#### Information supplied

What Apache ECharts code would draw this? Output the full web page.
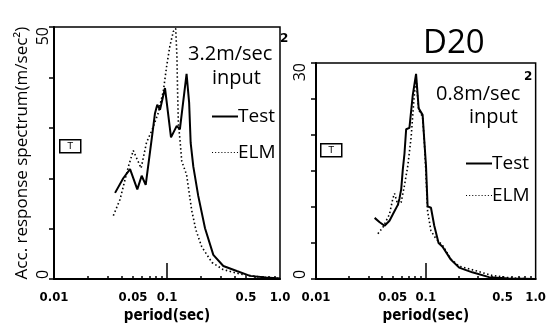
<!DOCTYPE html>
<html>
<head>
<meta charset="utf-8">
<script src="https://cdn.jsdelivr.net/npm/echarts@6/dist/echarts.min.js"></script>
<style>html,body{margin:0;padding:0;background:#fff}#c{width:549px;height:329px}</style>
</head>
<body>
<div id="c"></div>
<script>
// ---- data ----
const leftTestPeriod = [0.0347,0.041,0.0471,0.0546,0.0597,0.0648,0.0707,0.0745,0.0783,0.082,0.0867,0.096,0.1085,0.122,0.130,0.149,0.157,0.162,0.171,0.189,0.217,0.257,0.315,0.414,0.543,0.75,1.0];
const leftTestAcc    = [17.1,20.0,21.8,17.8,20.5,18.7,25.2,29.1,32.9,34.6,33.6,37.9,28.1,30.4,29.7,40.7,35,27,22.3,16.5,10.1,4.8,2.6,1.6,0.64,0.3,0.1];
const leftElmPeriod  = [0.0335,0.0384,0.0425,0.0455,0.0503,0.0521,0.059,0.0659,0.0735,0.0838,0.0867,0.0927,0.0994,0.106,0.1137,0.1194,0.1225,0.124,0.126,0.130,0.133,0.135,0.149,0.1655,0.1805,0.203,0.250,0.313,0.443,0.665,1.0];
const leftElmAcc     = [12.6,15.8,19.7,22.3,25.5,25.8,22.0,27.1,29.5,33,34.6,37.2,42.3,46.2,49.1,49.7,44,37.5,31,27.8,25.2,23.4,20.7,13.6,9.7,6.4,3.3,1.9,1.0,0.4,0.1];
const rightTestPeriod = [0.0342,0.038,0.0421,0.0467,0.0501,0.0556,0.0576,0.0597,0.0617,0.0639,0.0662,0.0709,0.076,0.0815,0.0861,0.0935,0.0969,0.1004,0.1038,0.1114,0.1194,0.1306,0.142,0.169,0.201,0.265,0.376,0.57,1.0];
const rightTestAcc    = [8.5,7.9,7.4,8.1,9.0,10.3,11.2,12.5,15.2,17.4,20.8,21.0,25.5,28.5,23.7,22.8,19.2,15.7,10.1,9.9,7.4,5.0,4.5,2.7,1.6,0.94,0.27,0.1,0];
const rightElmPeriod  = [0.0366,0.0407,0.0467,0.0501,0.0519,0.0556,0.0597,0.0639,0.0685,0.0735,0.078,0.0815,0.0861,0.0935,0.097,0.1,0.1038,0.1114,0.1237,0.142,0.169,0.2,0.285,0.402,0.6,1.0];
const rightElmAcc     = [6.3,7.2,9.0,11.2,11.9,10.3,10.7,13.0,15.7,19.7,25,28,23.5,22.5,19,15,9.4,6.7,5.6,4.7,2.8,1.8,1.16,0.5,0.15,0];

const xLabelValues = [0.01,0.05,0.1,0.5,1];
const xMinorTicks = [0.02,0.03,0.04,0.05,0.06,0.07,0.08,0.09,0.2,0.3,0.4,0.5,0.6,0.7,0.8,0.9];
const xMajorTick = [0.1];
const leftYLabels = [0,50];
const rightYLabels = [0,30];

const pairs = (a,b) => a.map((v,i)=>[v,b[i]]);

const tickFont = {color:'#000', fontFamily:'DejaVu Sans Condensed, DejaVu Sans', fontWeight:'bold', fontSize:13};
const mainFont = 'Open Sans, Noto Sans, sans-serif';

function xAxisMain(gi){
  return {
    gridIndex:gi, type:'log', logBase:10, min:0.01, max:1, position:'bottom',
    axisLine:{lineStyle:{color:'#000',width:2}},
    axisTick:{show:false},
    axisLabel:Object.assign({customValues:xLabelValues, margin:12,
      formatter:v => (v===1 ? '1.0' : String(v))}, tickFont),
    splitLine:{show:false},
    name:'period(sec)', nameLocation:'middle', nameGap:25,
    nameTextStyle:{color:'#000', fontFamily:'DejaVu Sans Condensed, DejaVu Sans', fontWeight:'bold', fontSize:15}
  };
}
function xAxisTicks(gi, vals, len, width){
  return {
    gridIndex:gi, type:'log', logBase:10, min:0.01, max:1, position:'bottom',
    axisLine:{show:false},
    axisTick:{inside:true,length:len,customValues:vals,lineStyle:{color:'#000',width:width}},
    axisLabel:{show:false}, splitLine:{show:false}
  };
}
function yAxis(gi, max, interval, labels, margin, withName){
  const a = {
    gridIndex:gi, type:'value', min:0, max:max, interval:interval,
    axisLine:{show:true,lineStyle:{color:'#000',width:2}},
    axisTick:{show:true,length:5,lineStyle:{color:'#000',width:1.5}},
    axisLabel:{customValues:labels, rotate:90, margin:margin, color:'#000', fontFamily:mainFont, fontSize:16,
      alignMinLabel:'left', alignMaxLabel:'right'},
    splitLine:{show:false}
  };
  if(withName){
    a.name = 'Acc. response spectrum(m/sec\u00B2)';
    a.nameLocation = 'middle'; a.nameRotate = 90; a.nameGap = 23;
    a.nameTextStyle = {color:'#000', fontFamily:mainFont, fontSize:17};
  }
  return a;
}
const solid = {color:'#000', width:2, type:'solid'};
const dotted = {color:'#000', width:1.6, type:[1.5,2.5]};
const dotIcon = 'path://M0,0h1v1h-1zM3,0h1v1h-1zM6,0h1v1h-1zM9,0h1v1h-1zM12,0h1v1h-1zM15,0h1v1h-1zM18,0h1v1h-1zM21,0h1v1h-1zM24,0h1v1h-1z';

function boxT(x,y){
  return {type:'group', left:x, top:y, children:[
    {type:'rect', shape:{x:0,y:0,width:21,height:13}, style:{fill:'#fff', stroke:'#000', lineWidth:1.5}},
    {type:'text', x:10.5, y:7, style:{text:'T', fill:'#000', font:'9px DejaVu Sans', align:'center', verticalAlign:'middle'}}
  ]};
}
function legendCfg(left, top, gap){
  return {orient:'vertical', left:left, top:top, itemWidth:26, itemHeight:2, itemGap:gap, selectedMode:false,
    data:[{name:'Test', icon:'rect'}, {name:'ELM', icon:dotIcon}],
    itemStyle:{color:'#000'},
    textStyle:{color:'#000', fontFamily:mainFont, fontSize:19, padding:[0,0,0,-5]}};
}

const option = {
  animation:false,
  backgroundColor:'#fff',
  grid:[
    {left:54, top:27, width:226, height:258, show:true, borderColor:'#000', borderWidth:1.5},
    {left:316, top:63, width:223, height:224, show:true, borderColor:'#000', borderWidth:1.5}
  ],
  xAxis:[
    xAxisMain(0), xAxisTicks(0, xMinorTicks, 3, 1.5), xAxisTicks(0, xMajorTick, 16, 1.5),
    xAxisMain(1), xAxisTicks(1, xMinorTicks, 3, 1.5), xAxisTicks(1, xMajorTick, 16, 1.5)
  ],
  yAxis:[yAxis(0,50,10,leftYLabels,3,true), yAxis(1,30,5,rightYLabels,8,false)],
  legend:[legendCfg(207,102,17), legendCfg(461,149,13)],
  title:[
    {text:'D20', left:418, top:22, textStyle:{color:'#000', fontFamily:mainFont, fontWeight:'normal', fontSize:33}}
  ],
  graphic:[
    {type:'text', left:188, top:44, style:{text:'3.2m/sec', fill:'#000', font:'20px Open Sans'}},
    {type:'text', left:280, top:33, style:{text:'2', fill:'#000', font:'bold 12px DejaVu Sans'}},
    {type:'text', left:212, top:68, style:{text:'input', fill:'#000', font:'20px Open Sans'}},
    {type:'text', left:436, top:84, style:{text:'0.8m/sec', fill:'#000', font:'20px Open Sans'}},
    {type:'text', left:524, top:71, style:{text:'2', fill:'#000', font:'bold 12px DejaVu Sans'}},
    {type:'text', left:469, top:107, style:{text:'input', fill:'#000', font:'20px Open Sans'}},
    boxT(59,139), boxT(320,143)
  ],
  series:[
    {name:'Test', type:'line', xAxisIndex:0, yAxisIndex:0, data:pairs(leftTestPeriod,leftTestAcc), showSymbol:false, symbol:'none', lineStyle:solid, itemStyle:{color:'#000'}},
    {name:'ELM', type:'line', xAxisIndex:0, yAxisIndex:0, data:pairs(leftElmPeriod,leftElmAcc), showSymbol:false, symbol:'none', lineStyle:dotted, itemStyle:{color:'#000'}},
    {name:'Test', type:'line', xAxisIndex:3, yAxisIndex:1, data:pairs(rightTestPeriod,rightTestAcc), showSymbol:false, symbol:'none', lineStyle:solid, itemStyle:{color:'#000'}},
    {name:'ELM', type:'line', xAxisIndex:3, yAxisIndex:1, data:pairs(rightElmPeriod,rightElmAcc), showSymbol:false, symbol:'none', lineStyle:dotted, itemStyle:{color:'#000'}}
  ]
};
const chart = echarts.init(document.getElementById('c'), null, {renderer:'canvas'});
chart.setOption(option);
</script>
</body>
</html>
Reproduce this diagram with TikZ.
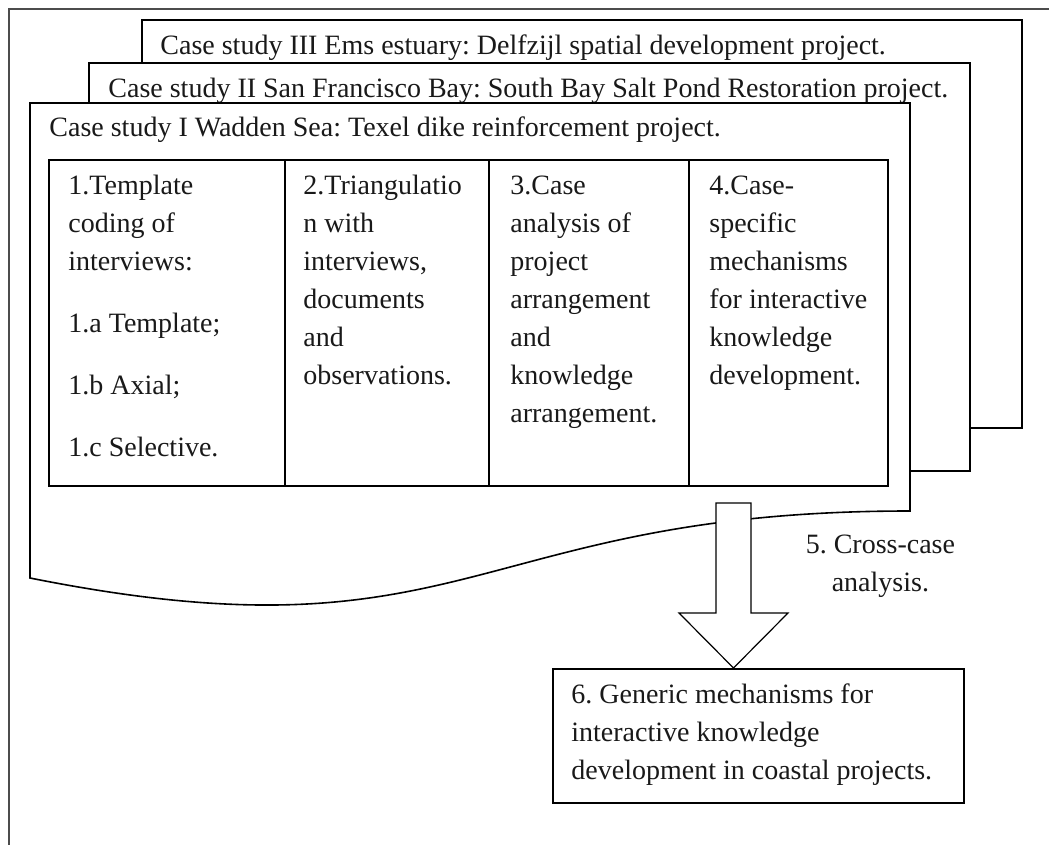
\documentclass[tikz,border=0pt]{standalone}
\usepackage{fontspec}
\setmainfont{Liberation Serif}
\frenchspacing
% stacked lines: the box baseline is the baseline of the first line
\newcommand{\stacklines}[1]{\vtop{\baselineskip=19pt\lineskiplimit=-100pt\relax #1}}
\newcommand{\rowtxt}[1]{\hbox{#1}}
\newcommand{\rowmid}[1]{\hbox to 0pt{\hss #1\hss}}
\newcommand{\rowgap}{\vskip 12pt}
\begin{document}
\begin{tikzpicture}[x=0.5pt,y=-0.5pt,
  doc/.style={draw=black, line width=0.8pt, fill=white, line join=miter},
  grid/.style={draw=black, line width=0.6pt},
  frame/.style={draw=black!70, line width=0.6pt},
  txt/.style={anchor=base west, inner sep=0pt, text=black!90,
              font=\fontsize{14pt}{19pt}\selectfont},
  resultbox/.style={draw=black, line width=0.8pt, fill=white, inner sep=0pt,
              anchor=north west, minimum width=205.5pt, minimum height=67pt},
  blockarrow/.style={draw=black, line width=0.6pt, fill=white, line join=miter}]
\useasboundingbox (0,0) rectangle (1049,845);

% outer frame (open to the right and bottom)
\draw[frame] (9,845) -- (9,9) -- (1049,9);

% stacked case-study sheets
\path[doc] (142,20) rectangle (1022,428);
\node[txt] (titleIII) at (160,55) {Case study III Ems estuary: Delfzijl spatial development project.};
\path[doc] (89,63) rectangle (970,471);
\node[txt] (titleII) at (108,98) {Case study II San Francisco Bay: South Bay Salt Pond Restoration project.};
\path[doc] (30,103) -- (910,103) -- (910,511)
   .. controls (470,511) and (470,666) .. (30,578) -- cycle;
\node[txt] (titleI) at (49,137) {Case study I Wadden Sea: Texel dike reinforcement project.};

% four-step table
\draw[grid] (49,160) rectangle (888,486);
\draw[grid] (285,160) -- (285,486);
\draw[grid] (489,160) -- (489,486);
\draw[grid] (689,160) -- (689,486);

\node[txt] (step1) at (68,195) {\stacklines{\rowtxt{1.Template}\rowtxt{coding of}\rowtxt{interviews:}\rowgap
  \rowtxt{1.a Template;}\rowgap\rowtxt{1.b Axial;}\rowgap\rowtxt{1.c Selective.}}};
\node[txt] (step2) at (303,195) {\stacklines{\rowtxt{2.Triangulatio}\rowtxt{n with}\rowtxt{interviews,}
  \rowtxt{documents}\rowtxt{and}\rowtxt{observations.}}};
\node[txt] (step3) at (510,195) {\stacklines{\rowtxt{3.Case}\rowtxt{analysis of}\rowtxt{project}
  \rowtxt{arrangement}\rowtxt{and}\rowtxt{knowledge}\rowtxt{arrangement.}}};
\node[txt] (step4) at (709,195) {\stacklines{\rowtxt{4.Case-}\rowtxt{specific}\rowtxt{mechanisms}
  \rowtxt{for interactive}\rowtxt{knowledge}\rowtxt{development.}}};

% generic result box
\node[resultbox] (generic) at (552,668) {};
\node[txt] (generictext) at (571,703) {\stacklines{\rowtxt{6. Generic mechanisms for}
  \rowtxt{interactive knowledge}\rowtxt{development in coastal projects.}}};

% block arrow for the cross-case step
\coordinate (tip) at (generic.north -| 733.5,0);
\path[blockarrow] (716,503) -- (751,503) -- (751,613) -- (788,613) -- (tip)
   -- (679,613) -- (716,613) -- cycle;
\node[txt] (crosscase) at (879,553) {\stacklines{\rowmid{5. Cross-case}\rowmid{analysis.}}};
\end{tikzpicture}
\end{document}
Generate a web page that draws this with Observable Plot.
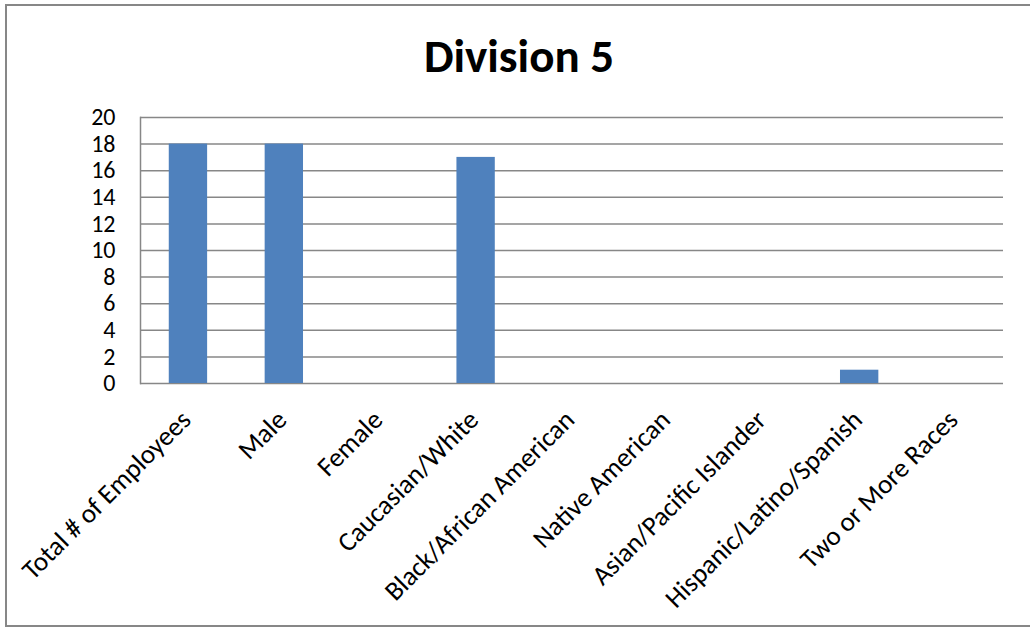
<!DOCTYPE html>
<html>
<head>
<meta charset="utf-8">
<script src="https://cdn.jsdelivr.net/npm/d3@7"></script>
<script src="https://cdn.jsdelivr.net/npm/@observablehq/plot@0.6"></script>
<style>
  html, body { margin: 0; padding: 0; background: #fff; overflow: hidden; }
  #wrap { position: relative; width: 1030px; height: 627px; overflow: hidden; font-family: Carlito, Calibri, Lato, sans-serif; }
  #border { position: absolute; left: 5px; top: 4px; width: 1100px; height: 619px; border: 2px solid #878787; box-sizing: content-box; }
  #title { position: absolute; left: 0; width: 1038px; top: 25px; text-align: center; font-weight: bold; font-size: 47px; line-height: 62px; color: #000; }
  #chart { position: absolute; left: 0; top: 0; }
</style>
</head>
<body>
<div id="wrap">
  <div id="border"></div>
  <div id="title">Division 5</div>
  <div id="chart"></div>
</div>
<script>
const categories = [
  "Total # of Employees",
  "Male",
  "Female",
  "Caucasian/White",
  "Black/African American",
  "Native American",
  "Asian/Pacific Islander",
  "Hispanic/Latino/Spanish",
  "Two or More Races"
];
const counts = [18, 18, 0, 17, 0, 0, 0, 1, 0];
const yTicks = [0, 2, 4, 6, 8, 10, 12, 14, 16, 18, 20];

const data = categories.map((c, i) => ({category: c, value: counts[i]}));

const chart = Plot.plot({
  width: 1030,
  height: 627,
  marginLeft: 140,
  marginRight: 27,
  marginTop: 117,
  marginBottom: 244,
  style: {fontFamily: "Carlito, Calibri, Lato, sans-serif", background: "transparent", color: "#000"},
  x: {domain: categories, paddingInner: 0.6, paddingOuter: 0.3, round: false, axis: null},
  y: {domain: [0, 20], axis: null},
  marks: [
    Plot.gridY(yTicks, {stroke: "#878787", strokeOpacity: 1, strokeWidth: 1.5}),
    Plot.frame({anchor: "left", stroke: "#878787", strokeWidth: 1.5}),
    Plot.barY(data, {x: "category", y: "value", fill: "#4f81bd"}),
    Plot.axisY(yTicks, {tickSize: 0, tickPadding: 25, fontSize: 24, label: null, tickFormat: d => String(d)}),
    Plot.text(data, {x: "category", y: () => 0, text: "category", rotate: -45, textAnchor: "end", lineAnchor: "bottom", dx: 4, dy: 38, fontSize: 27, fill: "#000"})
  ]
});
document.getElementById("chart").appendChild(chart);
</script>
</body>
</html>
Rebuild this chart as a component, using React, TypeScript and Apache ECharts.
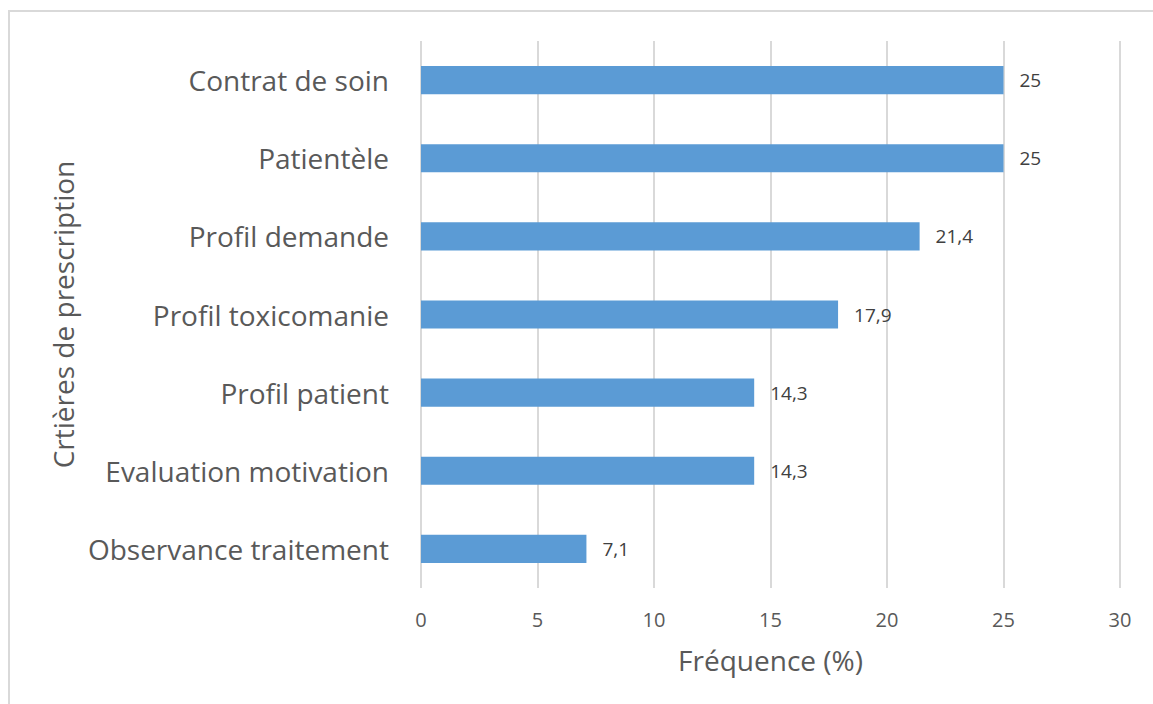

#### Exercise directions
Show every line where the string "page" appears.

#### Result
What Apache ECharts code would draw this? Output the full web page.
Generate a web page that draws this with Observable Plot.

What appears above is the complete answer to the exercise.